Source data
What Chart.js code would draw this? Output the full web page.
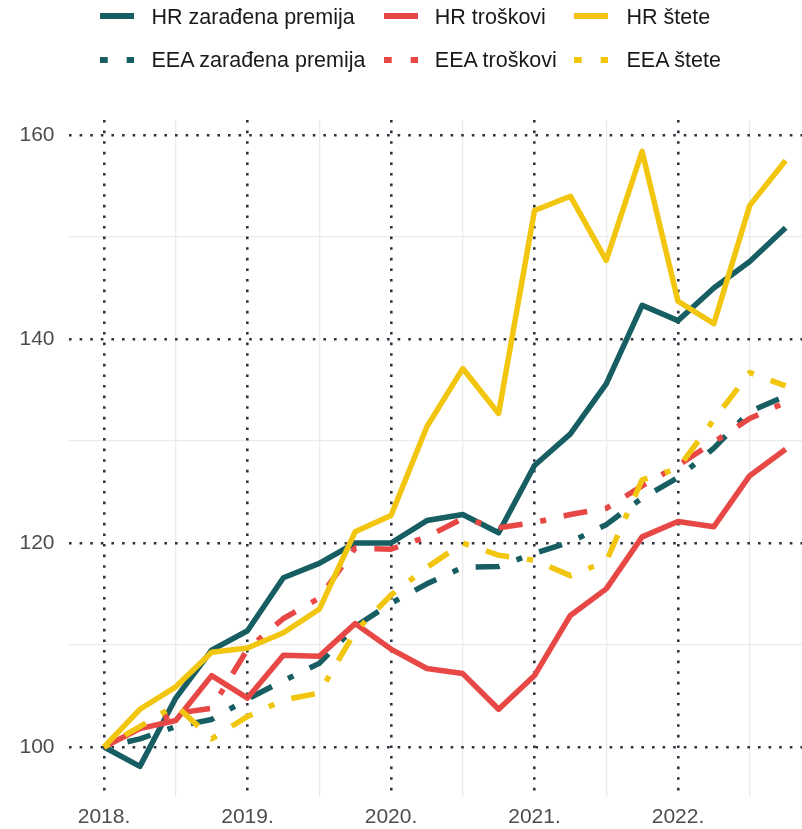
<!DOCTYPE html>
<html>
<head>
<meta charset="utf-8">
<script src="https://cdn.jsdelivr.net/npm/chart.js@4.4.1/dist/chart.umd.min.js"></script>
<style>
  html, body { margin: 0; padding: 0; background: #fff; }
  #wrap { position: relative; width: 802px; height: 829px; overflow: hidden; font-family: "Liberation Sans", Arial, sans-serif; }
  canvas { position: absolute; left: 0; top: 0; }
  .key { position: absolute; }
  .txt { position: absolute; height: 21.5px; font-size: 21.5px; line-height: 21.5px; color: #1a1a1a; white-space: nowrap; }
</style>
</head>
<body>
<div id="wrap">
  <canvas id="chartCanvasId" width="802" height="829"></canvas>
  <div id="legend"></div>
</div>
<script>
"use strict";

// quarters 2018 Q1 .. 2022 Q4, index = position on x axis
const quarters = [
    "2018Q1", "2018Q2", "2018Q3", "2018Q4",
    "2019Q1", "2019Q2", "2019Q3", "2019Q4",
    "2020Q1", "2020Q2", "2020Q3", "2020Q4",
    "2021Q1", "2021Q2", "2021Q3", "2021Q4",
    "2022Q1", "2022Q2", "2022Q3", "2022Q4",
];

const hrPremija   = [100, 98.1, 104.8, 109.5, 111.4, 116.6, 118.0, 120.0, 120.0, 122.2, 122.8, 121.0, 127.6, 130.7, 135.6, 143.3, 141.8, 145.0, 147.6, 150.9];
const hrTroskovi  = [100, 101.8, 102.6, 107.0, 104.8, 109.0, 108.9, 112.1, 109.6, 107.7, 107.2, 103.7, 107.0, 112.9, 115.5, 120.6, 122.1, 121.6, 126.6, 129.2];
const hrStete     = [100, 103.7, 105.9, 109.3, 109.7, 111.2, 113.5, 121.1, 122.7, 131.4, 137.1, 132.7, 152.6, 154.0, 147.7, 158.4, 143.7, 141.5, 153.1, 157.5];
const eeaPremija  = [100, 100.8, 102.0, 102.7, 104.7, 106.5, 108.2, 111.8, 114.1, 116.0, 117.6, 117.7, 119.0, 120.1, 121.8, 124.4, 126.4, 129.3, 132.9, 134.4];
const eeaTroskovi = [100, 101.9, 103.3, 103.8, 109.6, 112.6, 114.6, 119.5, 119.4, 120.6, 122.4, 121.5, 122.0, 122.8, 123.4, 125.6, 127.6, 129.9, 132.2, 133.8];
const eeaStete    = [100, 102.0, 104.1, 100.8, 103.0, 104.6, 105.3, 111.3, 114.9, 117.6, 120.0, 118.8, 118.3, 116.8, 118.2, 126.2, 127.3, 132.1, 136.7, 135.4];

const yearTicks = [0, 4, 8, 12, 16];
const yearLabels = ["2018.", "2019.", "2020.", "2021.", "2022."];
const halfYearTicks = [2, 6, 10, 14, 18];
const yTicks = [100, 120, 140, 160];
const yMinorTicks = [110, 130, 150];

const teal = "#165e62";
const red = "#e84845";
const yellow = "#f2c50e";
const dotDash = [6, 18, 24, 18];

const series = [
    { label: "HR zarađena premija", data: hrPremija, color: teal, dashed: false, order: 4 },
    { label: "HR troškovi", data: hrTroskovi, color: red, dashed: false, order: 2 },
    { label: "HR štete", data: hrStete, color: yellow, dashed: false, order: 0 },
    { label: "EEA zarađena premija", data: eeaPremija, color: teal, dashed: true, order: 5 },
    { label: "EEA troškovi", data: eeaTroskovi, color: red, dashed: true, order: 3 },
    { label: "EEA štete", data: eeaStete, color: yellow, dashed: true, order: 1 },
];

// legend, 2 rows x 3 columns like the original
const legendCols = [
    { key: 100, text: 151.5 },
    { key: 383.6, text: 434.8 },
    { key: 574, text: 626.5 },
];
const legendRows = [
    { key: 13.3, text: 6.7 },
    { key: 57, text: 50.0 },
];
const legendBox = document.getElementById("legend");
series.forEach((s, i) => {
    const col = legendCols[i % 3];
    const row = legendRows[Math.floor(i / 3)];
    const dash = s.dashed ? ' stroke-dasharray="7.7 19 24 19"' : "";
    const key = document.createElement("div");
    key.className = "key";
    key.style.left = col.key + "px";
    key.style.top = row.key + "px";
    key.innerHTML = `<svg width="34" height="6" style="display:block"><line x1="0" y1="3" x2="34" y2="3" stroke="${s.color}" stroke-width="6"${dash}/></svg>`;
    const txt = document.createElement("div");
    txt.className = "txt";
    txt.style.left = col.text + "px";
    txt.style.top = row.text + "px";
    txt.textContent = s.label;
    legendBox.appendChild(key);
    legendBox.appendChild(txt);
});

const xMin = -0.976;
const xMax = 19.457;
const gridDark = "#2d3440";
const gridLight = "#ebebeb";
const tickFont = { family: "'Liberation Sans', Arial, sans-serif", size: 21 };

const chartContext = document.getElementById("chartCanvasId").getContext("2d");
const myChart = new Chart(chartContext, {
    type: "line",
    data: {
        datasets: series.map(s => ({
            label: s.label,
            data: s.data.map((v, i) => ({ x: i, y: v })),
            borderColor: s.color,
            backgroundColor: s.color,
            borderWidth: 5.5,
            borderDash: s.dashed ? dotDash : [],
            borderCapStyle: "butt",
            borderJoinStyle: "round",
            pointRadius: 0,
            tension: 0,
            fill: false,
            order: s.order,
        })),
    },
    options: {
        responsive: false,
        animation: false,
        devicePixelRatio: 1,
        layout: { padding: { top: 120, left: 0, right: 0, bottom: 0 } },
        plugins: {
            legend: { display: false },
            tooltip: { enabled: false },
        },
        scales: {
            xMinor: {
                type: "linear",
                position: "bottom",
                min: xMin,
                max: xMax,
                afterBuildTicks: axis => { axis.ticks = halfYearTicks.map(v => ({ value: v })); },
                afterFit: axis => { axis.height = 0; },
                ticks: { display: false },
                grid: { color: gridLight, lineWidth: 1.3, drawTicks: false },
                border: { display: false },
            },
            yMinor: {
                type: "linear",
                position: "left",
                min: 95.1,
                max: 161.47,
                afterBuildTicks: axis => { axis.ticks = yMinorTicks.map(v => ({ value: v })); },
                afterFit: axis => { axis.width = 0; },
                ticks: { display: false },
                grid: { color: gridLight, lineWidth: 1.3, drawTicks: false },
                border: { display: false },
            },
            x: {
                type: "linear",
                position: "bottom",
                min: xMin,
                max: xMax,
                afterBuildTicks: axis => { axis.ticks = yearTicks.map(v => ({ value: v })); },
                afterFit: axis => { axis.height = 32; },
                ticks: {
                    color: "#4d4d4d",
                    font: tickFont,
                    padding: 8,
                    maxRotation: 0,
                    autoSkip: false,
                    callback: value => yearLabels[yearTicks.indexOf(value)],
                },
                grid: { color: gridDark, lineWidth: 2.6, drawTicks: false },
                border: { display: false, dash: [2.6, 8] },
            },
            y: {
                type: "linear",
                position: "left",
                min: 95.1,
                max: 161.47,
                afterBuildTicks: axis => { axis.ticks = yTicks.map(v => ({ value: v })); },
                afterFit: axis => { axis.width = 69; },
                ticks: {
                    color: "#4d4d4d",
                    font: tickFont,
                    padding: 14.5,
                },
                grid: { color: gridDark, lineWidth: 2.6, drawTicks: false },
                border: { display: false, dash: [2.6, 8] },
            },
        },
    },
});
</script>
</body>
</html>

Task description
Copy the whole listing above word for word but do not carry over the pictures.

Correct output
What Chart.js code would draw this? Output the full web page.
<!DOCTYPE html>
<html>
<head>
<meta charset="utf-8">
<script src="https://cdn.jsdelivr.net/npm/chart.js@4.4.1/dist/chart.umd.min.js"></script>
<style>
  html, body { margin: 0; padding: 0; background: #fff; }
  #wrap { position: relative; width: 802px; height: 829px; overflow: hidden; font-family: "Liberation Sans", Arial, sans-serif; }
  canvas { position: absolute; left: 0; top: 0; }
  .key { position: absolute; }
  .txt { position: absolute; height: 21.5px; font-size: 21.5px; line-height: 21.5px; color: #1a1a1a; white-space: nowrap; }
</style>
</head>
<body>
<div id="wrap">
  <canvas id="chartCanvasId" width="802" height="829"></canvas>
  <div id="legend"></div>
</div>
<script>
"use strict";

// quarters 2018 Q1 .. 2022 Q4, index = position on x axis
const quarters = [
    "2018Q1", "2018Q2", "2018Q3", "2018Q4",
    "2019Q1", "2019Q2", "2019Q3", "2019Q4",
    "2020Q1", "2020Q2", "2020Q3", "2020Q4",
    "2021Q1", "2021Q2", "2021Q3", "2021Q4",
    "2022Q1", "2022Q2", "2022Q3", "2022Q4",
];

const hrPremija   = [100, 98.1, 104.8, 109.5, 111.4, 116.6, 118.0, 120.0, 120.0, 122.2, 122.8, 121.0, 127.6, 130.7, 135.6, 143.3, 141.8, 145.0, 147.6, 150.9];
const hrTroskovi  = [100, 101.8, 102.6, 107.0, 104.8, 109.0, 108.9, 112.1, 109.6, 107.7, 107.2, 103.7, 107.0, 112.9, 115.5, 120.6, 122.1, 121.6, 126.6, 129.2];
const hrStete     = [100, 103.7, 105.9, 109.3, 109.7, 111.2, 113.5, 121.1, 122.7, 131.4, 137.1, 132.7, 152.6, 154.0, 147.7, 158.4, 143.7, 141.5, 153.1, 157.5];
const eeaPremija  = [100, 100.8, 102.0, 102.7, 104.7, 106.5, 108.2, 111.8, 114.1, 116.0, 117.6, 117.7, 119.0, 120.1, 121.8, 124.4, 126.4, 129.3, 132.9, 134.4];
const eeaTroskovi = [100, 101.9, 103.3, 103.8, 109.6, 112.6, 114.6, 119.5, 119.4, 120.6, 122.4, 121.5, 122.0, 122.8, 123.4, 125.6, 127.6, 129.9, 132.2, 133.8];
const eeaStete    = [100, 102.0, 104.1, 100.8, 103.0, 104.6, 105.3, 111.3, 114.9, 117.6, 120.0, 118.8, 118.3, 116.8, 118.2, 126.2, 127.3, 132.1, 136.7, 135.4];

const yearTicks = [0, 4, 8, 12, 16];
const yearLabels = ["2018.", "2019.", "2020.", "2021.", "2022."];
const halfYearTicks = [2, 6, 10, 14, 18];
const yTicks = [100, 120, 140, 160];
const yMinorTicks = [110, 130, 150];

const teal = "#165e62";
const red = "#e84845";
const yellow = "#f2c50e";
const dotDash = [6, 18, 24, 18];

const series = [
    { label: "HR zarađena premija", data: hrPremija, color: teal, dashed: false, order: 4 },
    { label: "HR troškovi", data: hrTroskovi, color: red, dashed: false, order: 2 },
    { label: "HR štete", data: hrStete, color: yellow, dashed: false, order: 0 },
    { label: "EEA zarađena premija", data: eeaPremija, color: teal, dashed: true, order: 5 },
    { label: "EEA troškovi", data: eeaTroskovi, color: red, dashed: true, order: 3 },
    { label: "EEA štete", data: eeaStete, color: yellow, dashed: true, order: 1 },
];

// legend, 2 rows x 3 columns like the original
const legendCols = [
    { key: 100, text: 151.5 },
    { key: 383.6, text: 434.8 },
    { key: 574, text: 626.5 },
];
const legendRows = [
    { key: 13.3, text: 6.7 },
    { key: 57, text: 50.0 },
];
const legendBox = document.getElementById("legend");
series.forEach((s, i) => {
    const col = legendCols[i % 3];
    const row = legendRows[Math.floor(i / 3)];
    const dash = s.dashed ? ' stroke-dasharray="7.7 19 24 19"' : "";
    const key = document.createElement("div");
    key.className = "key";
    key.style.left = col.key + "px";
    key.style.top = row.key + "px";
    key.innerHTML = `<svg width="34" height="6" style="display:block"><line x1="0" y1="3" x2="34" y2="3" stroke="${s.color}" stroke-width="6"${dash}/></svg>`;
    const txt = document.createElement("div");
    txt.className = "txt";
    txt.style.left = col.text + "px";
    txt.style.top = row.text + "px";
    txt.textContent = s.label;
    legendBox.appendChild(key);
    legendBox.appendChild(txt);
});

const xMin = -0.976;
const xMax = 19.457;
const gridDark = "#2d3440";
const gridLight = "#ebebeb";
const tickFont = { family: "'Liberation Sans', Arial, sans-serif", size: 21 };

const chartContext = document.getElementById("chartCanvasId").getContext("2d");
const myChart = new Chart(chartContext, {
    type: "line",
    data: {
        datasets: series.map(s => ({
            label: s.label,
            data: s.data.map((v, i) => ({ x: i, y: v })),
            borderColor: s.color,
            backgroundColor: s.color,
            borderWidth: 5.5,
            borderDash: s.dashed ? dotDash : [],
            borderCapStyle: "butt",
            borderJoinStyle: "round",
            pointRadius: 0,
            tension: 0,
            fill: false,
            order: s.order,
        })),
    },
    options: {
        responsive: false,
        animation: false,
        devicePixelRatio: 1,
        layout: { padding: { top: 120, left: 0, right: 0, bottom: 0 } },
        plugins: {
            legend: { display: false },
            tooltip: { enabled: false },
        },
        scales: {
            xMinor: {
                type: "linear",
                position: "bottom",
                min: xMin,
                max: xMax,
                afterBuildTicks: axis => { axis.ticks = halfYearTicks.map(v => ({ value: v })); },
                afterFit: axis => { axis.height = 0; },
                ticks: { display: false },
                grid: { color: gridLight, lineWidth: 1.3, drawTicks: false },
                border: { display: false },
            },
            yMinor: {
                type: "linear",
                position: "left",
                min: 95.1,
                max: 161.47,
                afterBuildTicks: axis => { axis.ticks = yMinorTicks.map(v => ({ value: v })); },
                afterFit: axis => { axis.width = 0; },
                ticks: { display: false },
                grid: { color: gridLight, lineWidth: 1.3, drawTicks: false },
                border: { display: false },
            },
            x: {
                type: "linear",
                position: "bottom",
                min: xMin,
                max: xMax,
                afterBuildTicks: axis => { axis.ticks = yearTicks.map(v => ({ value: v })); },
                afterFit: axis => { axis.height = 32; },
                ticks: {
                    color: "#4d4d4d",
                    font: tickFont,
                    padding: 8,
                    maxRotation: 0,
                    autoSkip: false,
                    callback: value => yearLabels[yearTicks.indexOf(value)],
                },
                grid: { color: gridDark, lineWidth: 2.6, drawTicks: false },
                border: { display: false, dash: [2.6, 8] },
            },
            y: {
                type: "linear",
                position: "left",
                min: 95.1,
                max: 161.47,
                afterBuildTicks: axis => { axis.ticks = yTicks.map(v => ({ value: v })); },
                afterFit: axis => { axis.width = 69; },
                ticks: {
                    color: "#4d4d4d",
                    font: tickFont,
                    padding: 14.5,
                },
                grid: { color: gridDark, lineWidth: 2.6, drawTicks: false },
                border: { display: false, dash: [2.6, 8] },
            },
        },
    },
});
</script>
</body>
</html>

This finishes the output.